**What to work on**
Skip the pictures. Set down, word for word, the lines from the start of the material up to and including the line with "import plotly.graph_objects as go".

**Provided records**
----------

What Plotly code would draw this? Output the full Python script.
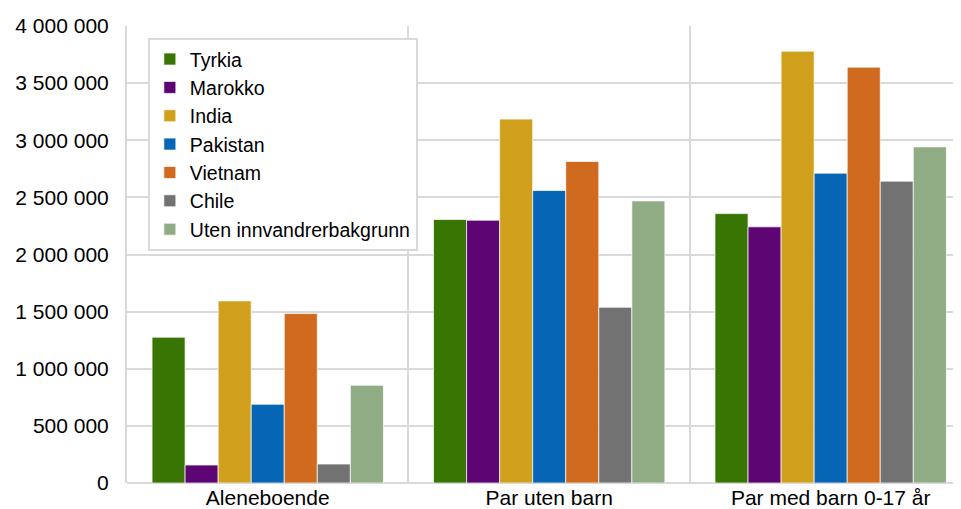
import plotly.graph_objects as go

categories = ["Aleneboende", "Par uten barn", "Par med barn 0-17 år"]
series_names = ["Tyrkia", "Marokko", "India", "Pakistan", "Vietnam", "Chile", "Uten innvandrerbakgrunn"]
tyrkia = [1276000, 2306000, 2358000]
marokko = [157000, 2300000, 2242000]
india = [1594000, 3185000, 3780000]
pakistan = [689000, 2560000, 2712000]
vietnam = [1483000, 2814000, 3640000]
chile = [166000, 1538000, 2642000]
uten = [855000, 2469000, 2942000]
values = [tyrkia, marokko, india, pakistan, vietnam, chile, uten]
colors = ["#387503", "#5c0573", "#d0a01c", "#0666b5", "#d06a1f", "#727272", "#8fac84"]
y_ticks = [0, 500000, 1000000, 1500000, 2000000, 2500000, 3000000, 3500000, 4000000]

fig = go.Figure()
for name, vals, col in zip(series_names, values, colors):
    fig.add_trace(go.Bar(
        x=categories, y=vals, name=name,
        marker=dict(color=col, line=dict(color="rgba(255,255,255,0.7)", width=1)),
    ))

font_family = "Liberation Sans, Arial, sans-serif"
# page body has an 8px default margin, so the figure is sized/offset to compensate
fig.update_layout(
    width=953, height=501,
    margin=dict(l=119, r=0, t=18, b=26),
    paper_bgcolor="white", plot_bgcolor="white",
    barmode="group", bargap=0.178, bargroupgap=0,
    separators=", ",
    font=dict(family=font_family, size=21, color="#000000"),
    legend=dict(
        x=0.025, y=0.974, xanchor="left", yanchor="top",
        bgcolor="white", bordercolor="#d9d9d9", borderwidth=2,
        font=dict(size=19.5), itemwidth=30, tracegroupgap=0,
    ),
    xaxis=dict(
        type="category", range=[-0.5, 2.463], tickson="boundaries",
        showgrid=True, gridcolor="#d9d9d9", gridwidth=2,
        showline=False, ticks="", ticklabelstandoff=0,
        tickfont=dict(size=21),
    ),
    yaxis=dict(
        range=[0, 4000000], tickvals=y_ticks, tickformat=",d",
        showgrid=True, gridcolor="#d9d9d9", gridwidth=2,
        zeroline=True, zerolinecolor="#d9d9d9", zerolinewidth=2,
        showline=True, linecolor="#d9d9d9", linewidth=2,
        ticks="", ticklabelstandoff=12, tickfont=dict(size=21),
    ),
)

fig.write_html("out.html")
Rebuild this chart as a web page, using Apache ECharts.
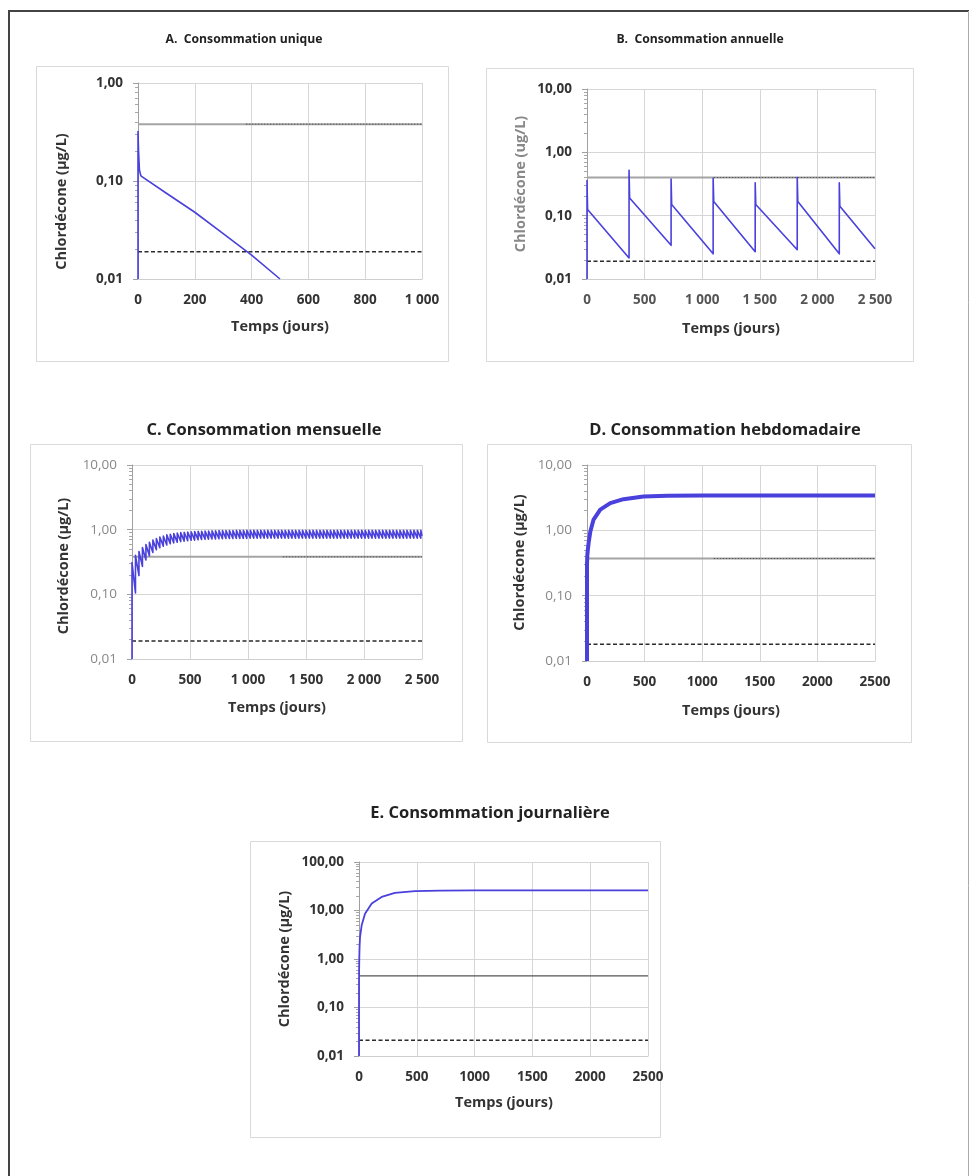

----------

**Complete response**
What Plotly code would draw this? Output the full Python script.
import plotly.graph_objects as go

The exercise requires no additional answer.